-- START OF INFORMATION SHOWN --

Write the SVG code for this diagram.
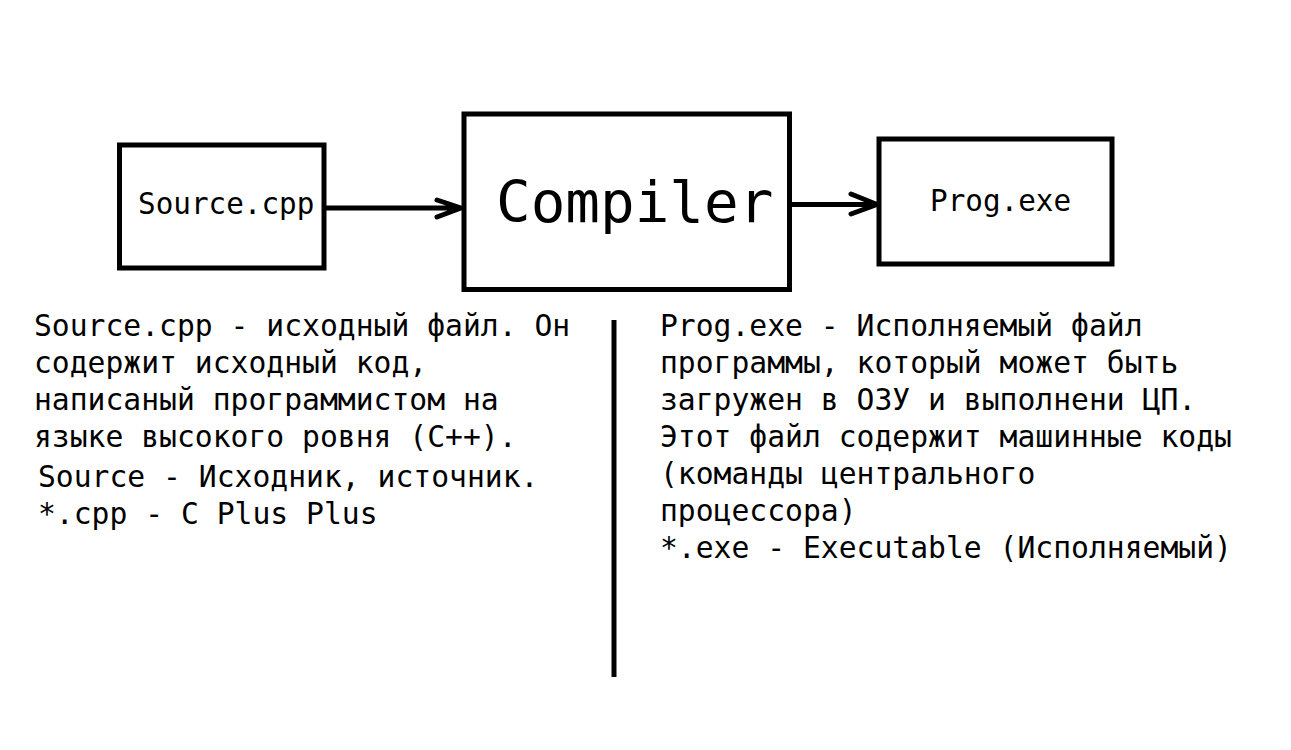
<svg xmlns="http://www.w3.org/2000/svg" width="1291" height="750" viewBox="0 0 1291 750">
<style>
.box{fill:none;stroke:#000;stroke-width:5}
.t{font-family:"DejaVu Sans Mono","Liberation Mono",monospace;font-size:29.7px;fill:#000}
.bt{font-family:"DejaVu Sans Mono","Liberation Mono",monospace;font-size:29.3px;fill:#000}
.big{font-family:"DejaVu Sans Mono","Liberation Mono",monospace;font-size:57.6px;fill:#000}
.ln{fill:none;stroke:#000;stroke-width:5;stroke-linecap:round;stroke-linejoin:round}
</style>
<rect width="1291" height="750" fill="#fff"/>
<g id="source">
<rect class="box" x="119.5" y="145" width="204.5" height="123"/>
<text class="bt" x="138" y="214">Source.cpp</text>
</g>
<g id="compiler">
<rect class="box" x="464" y="114" width="325.5" height="175.5"/>
<text class="big" x="496" y="222">Compiler</text>
</g>
<g id="prog">
<rect class="box" x="879" y="139" width="233" height="125"/>
<text class="bt" x="930" y="211">Prog.exe</text>
</g>
<g id="connectors">
<path class="ln" d="M326 208 H461 M437 200 L461 208 L437 217"/>
<path class="ln" d="M791 204.5 H877 M851 194 L877 204.5 L851 214"/>
</g>
<g id="divider">
<line x1="614" y1="320" x2="614" y2="677" stroke="#000" stroke-width="5"/>
</g>
<g id="left-notes">
<text class="t" x="34" y="336">Source.cpp - исходный файл. Он</text>
<text class="t" x="34" y="373">содержит исходный код,</text>
<text class="t" x="34" y="410">написаный программистом на</text>
<text class="t" x="34" y="447">языке высокого ровня (C++).</text>
<text class="t" x="38" y="487">Source - Исходник, источник.</text>
<text class="t" x="38" y="524">*.cpp - C Plus Plus</text>
</g>
<g id="right-notes">
<text class="t" x="660" y="336">Prog.exe - Исполняемый файл</text>
<text class="t" x="660" y="373">программы, который может быть</text>
<text class="t" x="660" y="410">загружен в ОЗУ и выполнени ЦП.</text>
<text class="t" x="660" y="447">Этот файл содержит машинные коды</text>
<text class="t" x="660" y="484">(команды центрального</text>
<text class="t" x="660" y="521">процессора)</text>
<text class="t" x="660" y="558">*.exe - Executable (Исполняемый)</text>
</g>
</svg>
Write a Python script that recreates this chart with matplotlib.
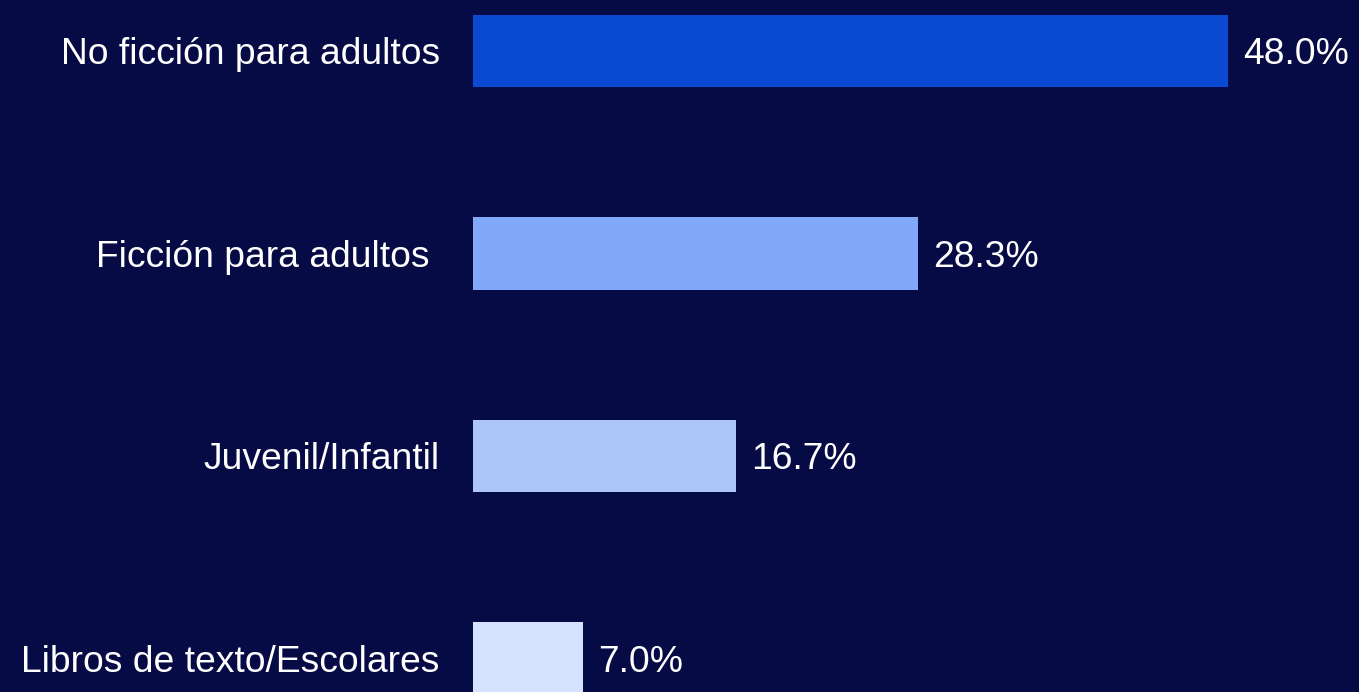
import matplotlib.pyplot as plt

categories = ["No ficción para adultos", "Ficción para adultos ",
              "Juvenil/Infantil", "Libros de texto/Escolares"]
values = [48.0, 28.3, 16.7, 7.0]
colors = ["#0a4ad3", "#82a8f9", "#adc6fa", "#d5e2fd"]
bg = "#060a45"

plt.rcParams['font.family'] = ['Liberation Sans', 'DejaVu Sans']

fig = plt.figure(figsize=(13.59, 6.92), dpi=100, facecolor=bg)
ax = fig.add_axes([473 / 1359, 0, 886 / 1359, 1])
ax.set_facecolor(bg)

ypos = list(range(len(categories)))
ax.barh(ypos, values, height=0.356, color=colors)
for y, v in zip(ypos, values):
    ax.annotate(f"{v:.1f}%", (v, y), xytext=(15, 0), textcoords="offset pixels",
                va="center_baseline", ha="left", color="white", fontsize=26.8)

ax.set_xlim(0, 886 / (755 / 48))
ax.set_ylim((692 - 51) / 202.5, -51 / 202.5)
ax.set_yticks(ypos)
ax.set_yticklabels(categories, color="white", fontsize=26.8)
ax.tick_params(axis="y", length=0, pad=24)
ax.set_xticks([])
for s in ax.spines.values():
    s.set_visible(False)

fig.savefig("out.png", dpi=100, facecolor=bg)
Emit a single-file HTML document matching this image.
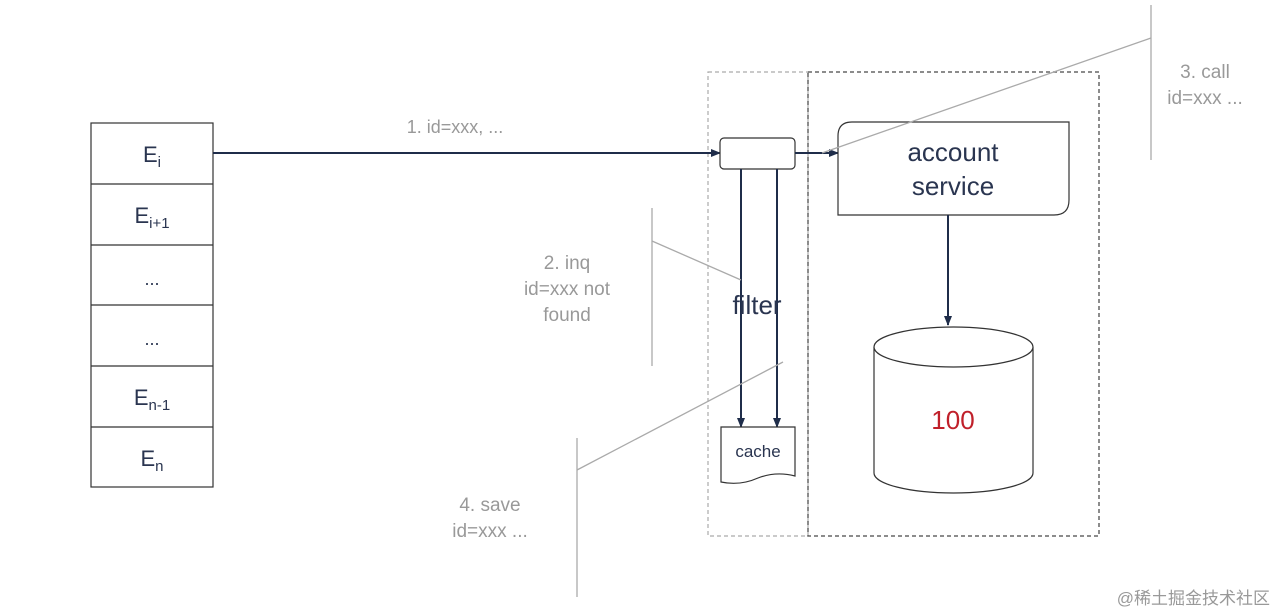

-- END OF INFORMATION SHOWN --

== WHAT IS EXPECTED ==
Copy out exactly the lines from the one with "Write a Python" through the end of the listing, both ends included, omitting any picture.

== THE REPLY ==
Write a Python script that recreates this chart with matplotlib.
import matplotlib.pyplot as plt

categories = ["No ficción para adultos", "Ficción para adultos ",
              "Juvenil/Infantil", "Libros de texto/Escolares"]
values = [48.0, 28.3, 16.7, 7.0]
colors = ["#0a4ad3", "#82a8f9", "#adc6fa", "#d5e2fd"]
bg = "#060a45"

plt.rcParams['font.family'] = ['Liberation Sans', 'DejaVu Sans']

fig = plt.figure(figsize=(13.59, 6.92), dpi=100, facecolor=bg)
ax = fig.add_axes([473 / 1359, 0, 886 / 1359, 1])
ax.set_facecolor(bg)

ypos = list(range(len(categories)))
ax.barh(ypos, values, height=0.356, color=colors)
for y, v in zip(ypos, values):
    ax.annotate(f"{v:.1f}%", (v, y), xytext=(15, 0), textcoords="offset pixels",
                va="center_baseline", ha="left", color="white", fontsize=26.8)

ax.set_xlim(0, 886 / (755 / 48))
ax.set_ylim((692 - 51) / 202.5, -51 / 202.5)
ax.set_yticks(ypos)
ax.set_yticklabels(categories, color="white", fontsize=26.8)
ax.tick_params(axis="y", length=0, pad=24)
ax.set_xticks([])
for s in ax.spines.values():
    s.set_visible(False)

fig.savefig("out.png", dpi=100, facecolor=bg)
Emit a single-file HTML document matching this image.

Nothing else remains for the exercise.